Your goal: Without including any images, repeat the data exactly.
_ _ _
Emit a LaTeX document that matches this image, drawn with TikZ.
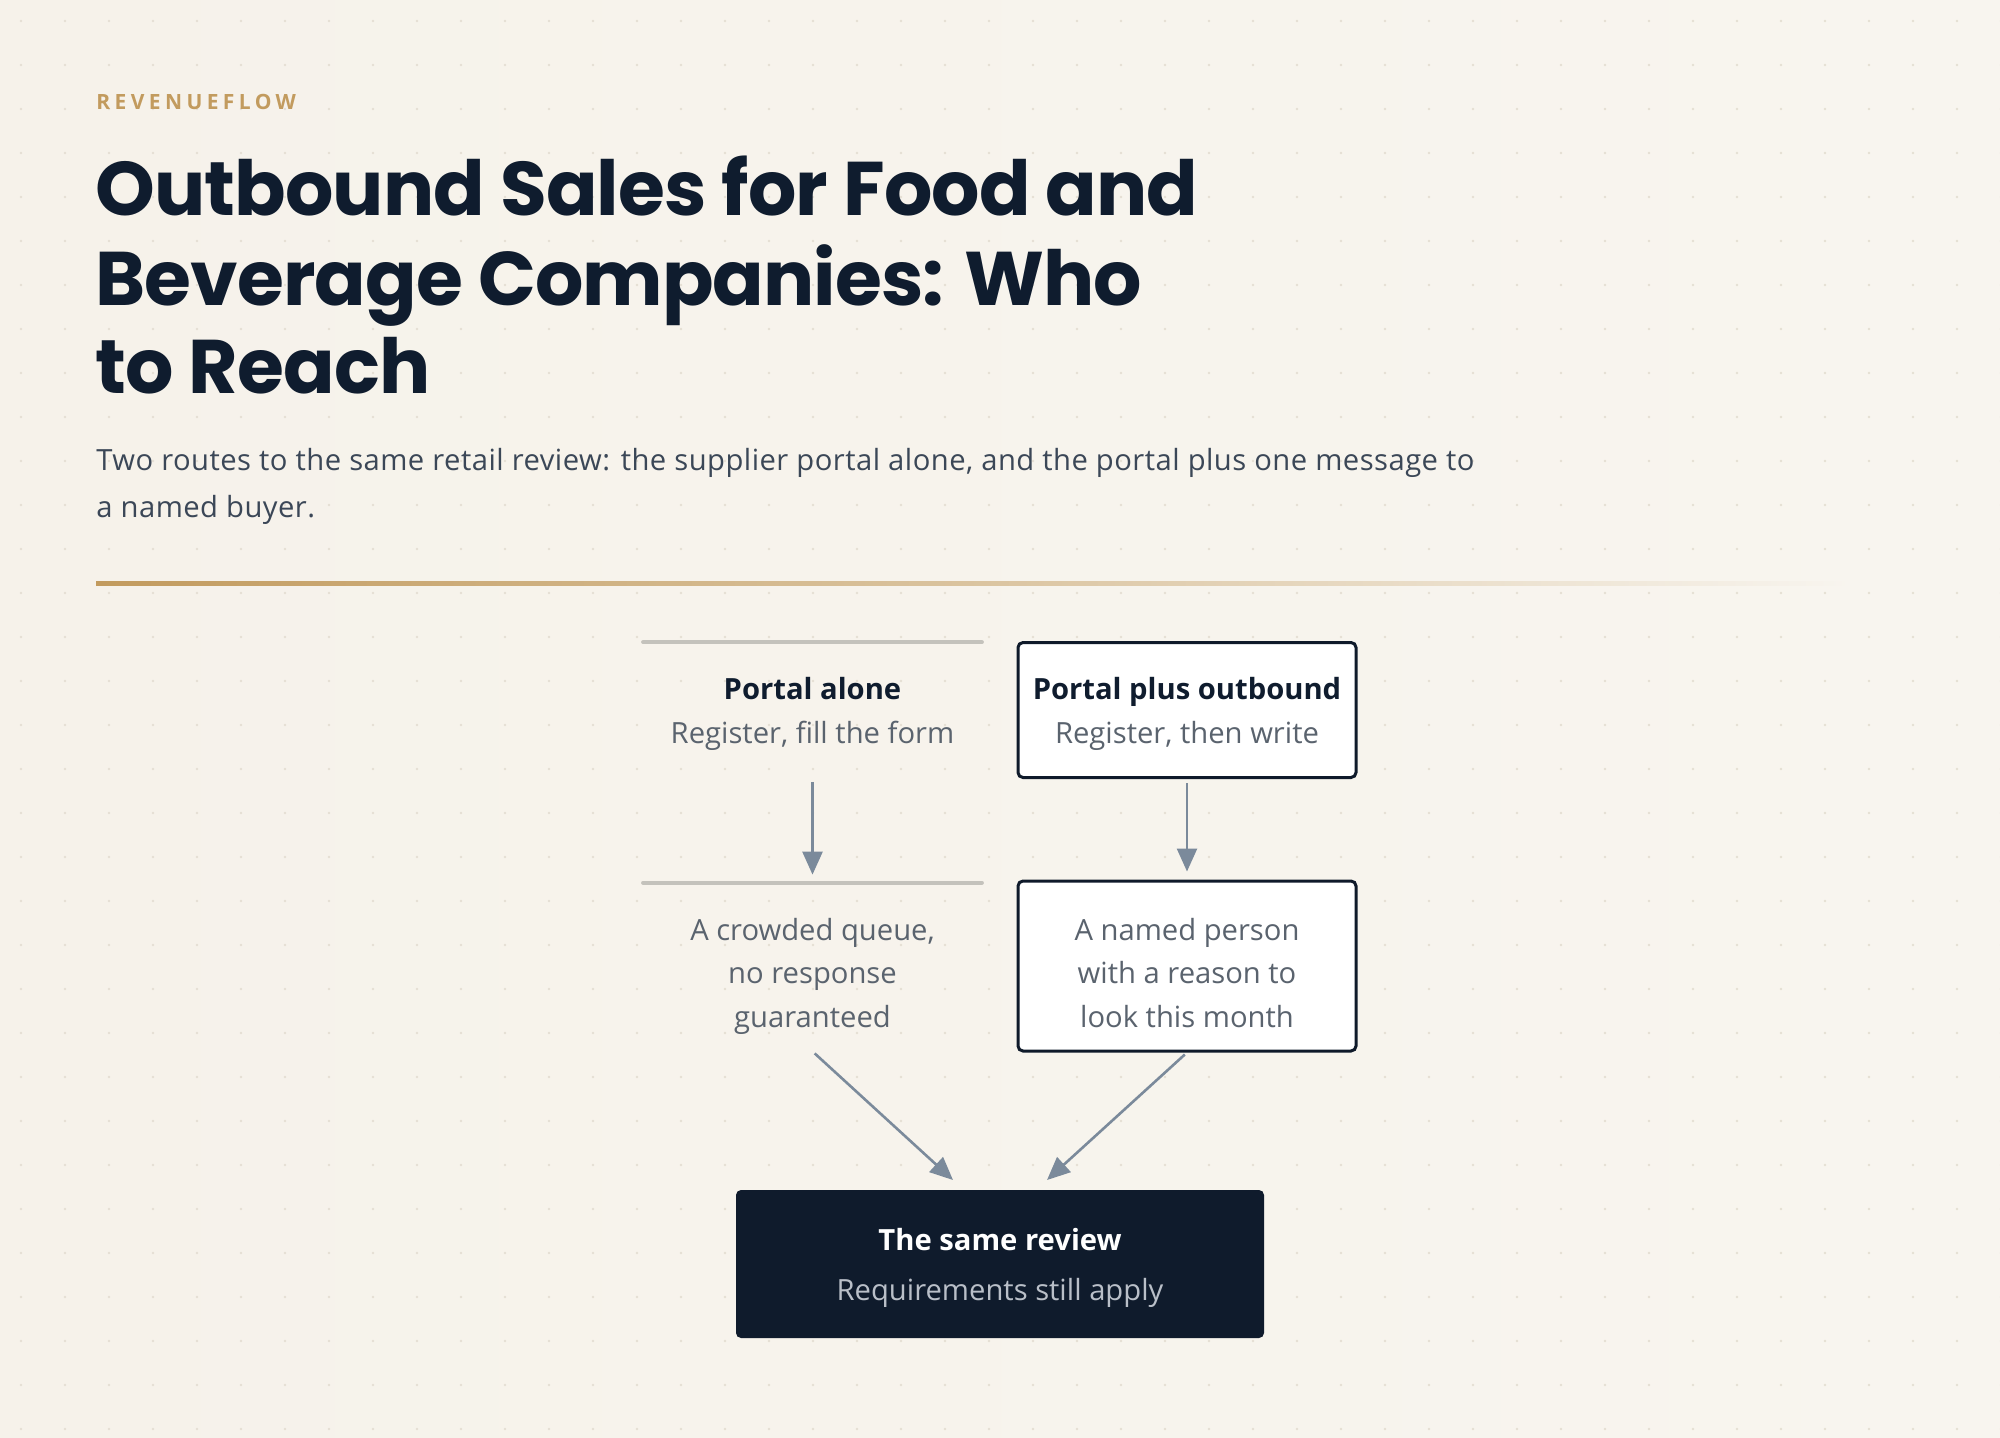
\documentclass[tikz,border=0pt]{standalone}
\usepackage{fontspec}
\setmainfont{Open Sans}
\newfontfamily\titlefont{Poppins}[LetterSpace=-1.2]
\newfontfamily\brandfont{Open Sans}[LetterSpace=21]
\newfontfamily\leadfont{Open Sans}[LetterSpace=1.6]
\usetikzlibrary{arrows.meta,calc}
\definecolor{bgc}{HTML}{F6F2EA}
\definecolor{bgr}{HTML}{F8F5EF}
\definecolor{dotc}{HTML}{E5DFD3}
\definecolor{goldc}{HTML}{C29B5E}
\definecolor{titlec}{HTML}{0F1C2E}
\definecolor{subc}{HTML}{3B4757}
\definecolor{rulec}{HTML}{C4C2BC}
\definecolor{arrowc}{HTML}{7B8A9B}
\definecolor{mutedc}{HTML}{5A636E}
\definecolor{boxc}{HTML}{0F1A2A}
\definecolor{darkc}{HTML}{0F1B2C}
\definecolor{lightc}{HTML}{B9BFC8}
\tikzset{
  txt/.style={inner sep=0pt, anchor=base},
  boxarea/.style={minimum width=169pt, inner sep=0pt},
  whitebox/.style={boxarea, draw=boxc, line width=1.5pt, fill=white, rounded corners=2.5pt},
  grayrule/.style={rulec, line width=2pt, line cap=round},
  flow/.style={arrowc, line width=1.3pt, -{Triangle[length=11.5pt,width=10pt]}},
  headf/.style={font=\fontsize{14.6}{17}\selectfont\bfseries, text=titlec},
  subf/.style={font=\fontsize{14.6}{17}\selectfont, text=mutedc},
  titlef/.style={txt, anchor=base west, text=titlec, font=\titlefont\fontsize{38}{46}\selectfont\bfseries},
  leadf/.style={txt, anchor=base west, text=subc, font=\leadfont\fontsize{14.6}{17}\selectfont},
}
\begin{document}
\begin{tikzpicture}[x=0.5pt,y=-0.5pt]
\useasboundingbox (0,0) rectangle (2000,1438);
\shade[left color=bgc, right color=bgr] (0,0) rectangle (2000,1438);
\foreach \i in {0,...,45} {\foreach \j in {0,...,32} {\fill[dotc] (21+44*\i,21+44*\j) circle (1.4);}}
% header
\node[txt, anchor=base west, text=goldc, font=\brandfont\fontsize{10.5}{12}\selectfont\bfseries] (brand) at (96,110) {REVENUEFLOW};
\node[titlef] (t1) at (95,216) {Outbound Sales for Food and};
\node[titlef] (t2) at (95,306) {Beverage Companies: Who};
\node[titlef] (t3) at (95,394) {to Reach};
\node[leadf] (s1) at (96,471) {Two routes to the same retail review: the supplier portal alone, and the portal plus one message to};
\node[leadf] (s2) at (96,517) {a named buyer.};
\shade[left color=goldc, right color=bgr, middle color=goldc!55!bgr] (96,581) rectangle (1850,585);
% left column
\node[boxarea, minimum height=67.5pt] (pa) at (812.5,710) {};
\draw[grayrule] (pa.north west) -- (pa.north east);
\node[txt, headf] (pat) at (812.5,699) {Portal alone};
\node[txt, subf] (pas) at (812.5,743) {Register, fill the form};
\node[boxarea, minimum height=84pt] (pq) at (812.5,967) {};
\draw[grayrule] (pq.north west) -- (pq.north east);
\node[txt, subf] (pq1) at (812.5,940) {A crowded queue,};
\node[txt, subf] (pq2) at (812.5,983) {no response};
\node[txt, subf] (pq3) at (812.5,1027) {guaranteed};
% right column
\node[whitebox, minimum height=67.5pt] (po) at (1187,710) {};
\node[txt, headf] (pot) at (1187,699) {Portal plus outbound};
\node[txt, subf] (pos) at (1187,743) {Register, then write};
\node[whitebox, minimum height=85pt] (pn) at (1187,966) {};
\node[txt, subf] (pn1) at (1187,940) {A named person};
\node[txt, subf] (pn2) at (1187,983) {with a reason to};
\node[txt, subf] (pn3) at (1187,1027) {look this month};
% review box
\node[minimum width=264pt, minimum height=74pt, fill=darkc, rounded corners=2.5pt, inner sep=0pt] (rv) at (1000,1264) {};
\node[txt, font=\fontsize{14.6}{17}\selectfont\bfseries, text=white] (rvt) at (1000,1250) {The same review};
\node[txt, font=\fontsize{14.6}{17}\selectfont, text=lightc] (rvs) at (1000,1300) {Requirements still apply};
\coordinate (rvl) at (953,1180);
\coordinate (rvr) at (1047,1180);
% arrows
\draw[flow, shorten <=2pt, shorten >=4pt] (pa.south) -- (pq.north);
\draw[flow, shorten <=2pt, shorten >=4pt] (po.south) -- (pn.north);
\draw[flow, shorten <=1.5pt] (pq.south) -- (rvl);
\draw[flow, shorten <=1.5pt] (pn.south) -- (rvr);
\end{tikzpicture}
\end{document}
_ _ _
Final answer:
Emit a LaTeX document that matches this image, drawn with TikZ.
\documentclass[tikz,border=0pt]{standalone}
\usepackage{fontspec}
\setmainfont{Open Sans}
\newfontfamily\titlefont{Poppins}[LetterSpace=-1.2]
\newfontfamily\brandfont{Open Sans}[LetterSpace=21]
\newfontfamily\leadfont{Open Sans}[LetterSpace=1.6]
\usetikzlibrary{arrows.meta,calc}
\definecolor{bgc}{HTML}{F6F2EA}
\definecolor{bgr}{HTML}{F8F5EF}
\definecolor{dotc}{HTML}{E5DFD3}
\definecolor{goldc}{HTML}{C29B5E}
\definecolor{titlec}{HTML}{0F1C2E}
\definecolor{subc}{HTML}{3B4757}
\definecolor{rulec}{HTML}{C4C2BC}
\definecolor{arrowc}{HTML}{7B8A9B}
\definecolor{mutedc}{HTML}{5A636E}
\definecolor{boxc}{HTML}{0F1A2A}
\definecolor{darkc}{HTML}{0F1B2C}
\definecolor{lightc}{HTML}{B9BFC8}
\tikzset{
  txt/.style={inner sep=0pt, anchor=base},
  boxarea/.style={minimum width=169pt, inner sep=0pt},
  whitebox/.style={boxarea, draw=boxc, line width=1.5pt, fill=white, rounded corners=2.5pt},
  grayrule/.style={rulec, line width=2pt, line cap=round},
  flow/.style={arrowc, line width=1.3pt, -{Triangle[length=11.5pt,width=10pt]}},
  headf/.style={font=\fontsize{14.6}{17}\selectfont\bfseries, text=titlec},
  subf/.style={font=\fontsize{14.6}{17}\selectfont, text=mutedc},
  titlef/.style={txt, anchor=base west, text=titlec, font=\titlefont\fontsize{38}{46}\selectfont\bfseries},
  leadf/.style={txt, anchor=base west, text=subc, font=\leadfont\fontsize{14.6}{17}\selectfont},
}
\begin{document}
\begin{tikzpicture}[x=0.5pt,y=-0.5pt]
\useasboundingbox (0,0) rectangle (2000,1438);
\shade[left color=bgc, right color=bgr] (0,0) rectangle (2000,1438);
\foreach \i in {0,...,45} {\foreach \j in {0,...,32} {\fill[dotc] (21+44*\i,21+44*\j) circle (1.4);}}
% header
\node[txt, anchor=base west, text=goldc, font=\brandfont\fontsize{10.5}{12}\selectfont\bfseries] (brand) at (96,110) {REVENUEFLOW};
\node[titlef] (t1) at (95,216) {Outbound Sales for Food and};
\node[titlef] (t2) at (95,306) {Beverage Companies: Who};
\node[titlef] (t3) at (95,394) {to Reach};
\node[leadf] (s1) at (96,471) {Two routes to the same retail review: the supplier portal alone, and the portal plus one message to};
\node[leadf] (s2) at (96,517) {a named buyer.};
\shade[left color=goldc, right color=bgr, middle color=goldc!55!bgr] (96,581) rectangle (1850,585);
% left column
\node[boxarea, minimum height=67.5pt] (pa) at (812.5,710) {};
\draw[grayrule] (pa.north west) -- (pa.north east);
\node[txt, headf] (pat) at (812.5,699) {Portal alone};
\node[txt, subf] (pas) at (812.5,743) {Register, fill the form};
\node[boxarea, minimum height=84pt] (pq) at (812.5,967) {};
\draw[grayrule] (pq.north west) -- (pq.north east);
\node[txt, subf] (pq1) at (812.5,940) {A crowded queue,};
\node[txt, subf] (pq2) at (812.5,983) {no response};
\node[txt, subf] (pq3) at (812.5,1027) {guaranteed};
% right column
\node[whitebox, minimum height=67.5pt] (po) at (1187,710) {};
\node[txt, headf] (pot) at (1187,699) {Portal plus outbound};
\node[txt, subf] (pos) at (1187,743) {Register, then write};
\node[whitebox, minimum height=85pt] (pn) at (1187,966) {};
\node[txt, subf] (pn1) at (1187,940) {A named person};
\node[txt, subf] (pn2) at (1187,983) {with a reason to};
\node[txt, subf] (pn3) at (1187,1027) {look this month};
% review box
\node[minimum width=264pt, minimum height=74pt, fill=darkc, rounded corners=2.5pt, inner sep=0pt] (rv) at (1000,1264) {};
\node[txt, font=\fontsize{14.6}{17}\selectfont\bfseries, text=white] (rvt) at (1000,1250) {The same review};
\node[txt, font=\fontsize{14.6}{17}\selectfont, text=lightc] (rvs) at (1000,1300) {Requirements still apply};
\coordinate (rvl) at (953,1180);
\coordinate (rvr) at (1047,1180);
% arrows
\draw[flow, shorten <=2pt, shorten >=4pt] (pa.south) -- (pq.north);
\draw[flow, shorten <=2pt, shorten >=4pt] (po.south) -- (pn.north);
\draw[flow, shorten <=1.5pt] (pq.south) -- (rvl);
\draw[flow, shorten <=1.5pt] (pn.south) -- (rvr);
\end{tikzpicture}
\end{document}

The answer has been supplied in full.